Tag Archives: divine

On Sacrifice

Western occultism has an idiosyncratic relationship with the notion of sacrifice. On one hand we come from the Abrahamitic tradition, and especially the Christian one, where sacrifice plays a central doctrinal role (God sacrifices himself) and where the concept of sacrifice has often been used as a club against dissent or to elicit guilt and compliance.

On the other hand, the occult revival of the XIX century, especially but not only in its Crowleian branch, was incapable of integrating this concept in a positive way, largely as a form of juvenile reaction against the previous tradition. If the universe is pure and blind bliss there can be little place for sacrifice except in the most illusory sense. As long as occultism remains largely the occupation of misfits and oddballs, it must retain this juvenile attitude toward sacrifice (which largely explains the philosophical paucity of so much of the occult world).

But sacrifice comes from the Latin ‘sacer facere’, ‘to render sacred’. As such, there can be no spiritual path without sacrifice. Even the most atheistic and chaotic paths must render something sacred, whether it’s themselves and their ego or some abstract philosophical concept. Once something is made sacred, the rest is sacrificed to it as a means to an end, and thus also rendered sacred as a consequence.

In magic (and in religion as well), power can come from two sources: from formulas that have been solidified into a metaphysical building over the years (or centuries) or from contact with a direct source. In reality even the former path, if it is functional, must have had some direct contact at least at the beginning.

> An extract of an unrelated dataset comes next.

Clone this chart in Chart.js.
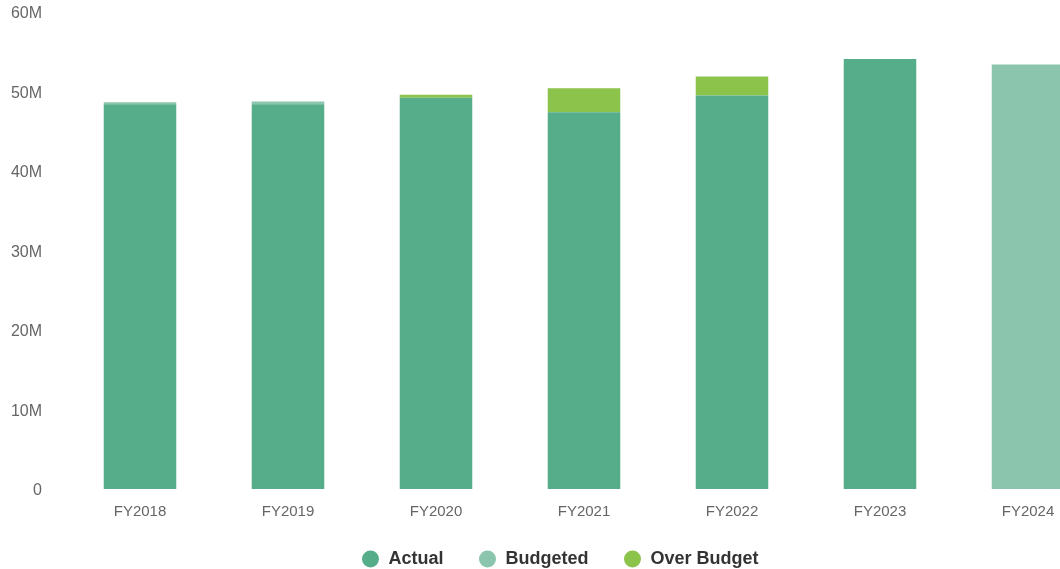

Therefore, much of one’s magical training consists in bridging the gap that exists between oneself and the source, that is, between micro- and macrocosm, between individual and universal. The aim is always to be able to embody the universal within oneself. To do so, we must necessarily sacrifice our singular nature, that is, we must empty ourselves of the decades of junk that have been filling our individual vessel since we were born, so that a higher power may come down and occupy it: after all, a pitcher must be emptied of muk before it can be filled with water.

This process necessarily implies sacrifice. As we grow up, we accumulate big and small vices, big and small dysfunctions and illusions, and anyone who has lived long enough and has developed enough self-reflection can probably recognize at least some of them as they keep reemerging.

All this needs to be purged from the system. In other words, it needs to be sacrificed, to be rendered sacred. One of my teachers’ mantras was “Offer it to the Divine“. It took me some years to understand what she meant. Whenever some of my vices, some of my illusions, pains, dysfunctions presented themselves, it was easy to simply abandon myself to them, to live them out in the solitary confinement of my individuality as a sort of chosen doom.

But “Offer it to the Divine” was the key to leaving that solitary confinement, of bridging the gap between the small world and the large world. It went beyond despair and guilt and all the typical associations of the word ‘sacrifice’. It required no judgement. It only required for me to stand back, allowing the sun to shine on that lower part of me.

This, I later learned, is the inner equivalent of what happens during rituals, when we sacrifice something to whatever power we are working with. It is part of what allows that apple offered to that spirit to be more than just a tip of the hat to a recipe found in a dusty grimoire.